As you know, the Lithuanian president and Seimas Speaker are women. What does it mean to you? Are the traditional men giving up their positions?
Well, we have three outstanding women on top. Let us not forget the minister of the Ministry of Finance, who is also a woman, Ingrida Simonyte. Perhaps the majority rejoices over this fact; however, one should not forget that they employ the worst models of men’s behavior in Lithuanian politics. I would hardly be mistaken if I said none of them care about gender equality or issues like that in their agendas. Their high-profile capacities do not change anything in the traditional Lithuanian gender system, which remains very patriarchal – built on a man’s authority, power and constraint.

In your book, you speak bluntly and outspokenly about another gut-wrenching topic to many: male homosexuality in Lithuania. Why is the issue important to you? How do you fight off the accusations that your men’s research is not as much about the scientific facets as much as about preaching the homosexual ideology?
Only little-educated people can see my research that way. In men’s studies, homosexuality is being regarded as an expression of alternative or subordinated masculinity. This subject interests me in many facets, however, mostly for the reason that I have always been keen on the problems of the so-called social exclusion and marginalized social groups. I reckon that homosexual men fall into that category in Lithuania, as they constantly experience social, psychological, cultural and even physical oppression, and society’s ostracism.
 
How do you see Lithuanian men, let us say, 50 years from now?

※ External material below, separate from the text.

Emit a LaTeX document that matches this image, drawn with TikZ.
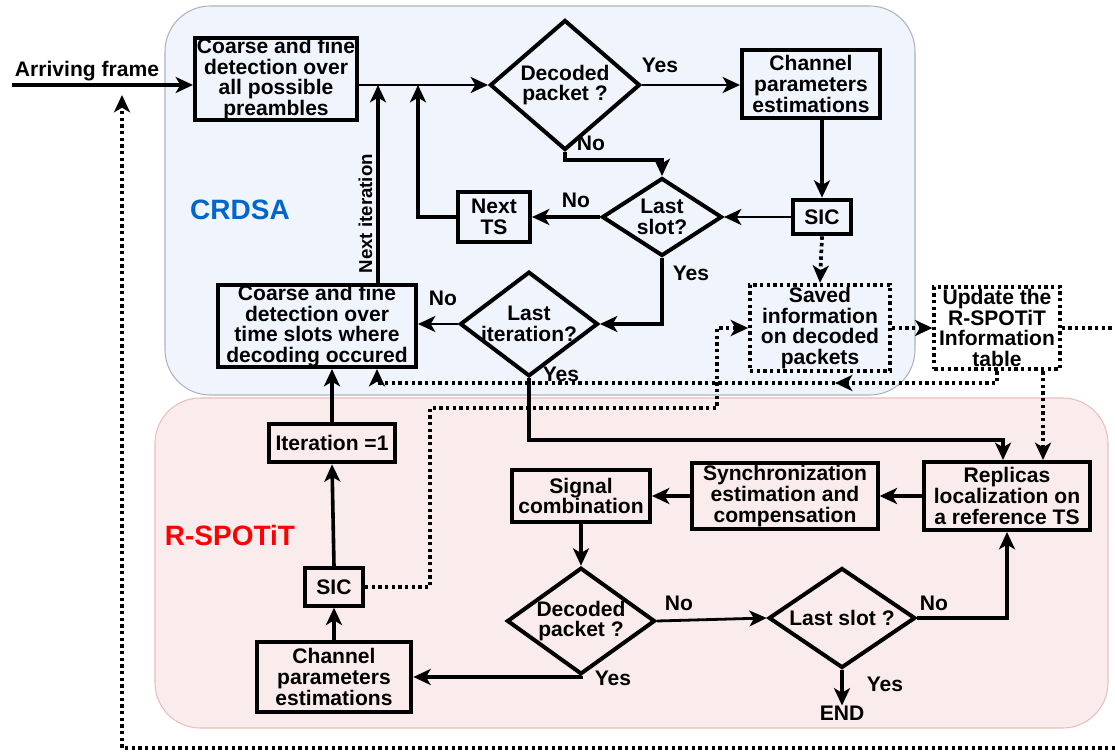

I am not a fortune teller, so it is hard to predict. The last twenty years have shown that changes in gender perception and behavior do take place very slowly. It is possible that the society’s approach towards the issues will not have changed much. If I was an idealist, I would say that, in 50 years, the issue of gender will not be very important, as we will live in a unisex society, wherein nobody cares whether you are a man, woman, straight, gay or transsexual.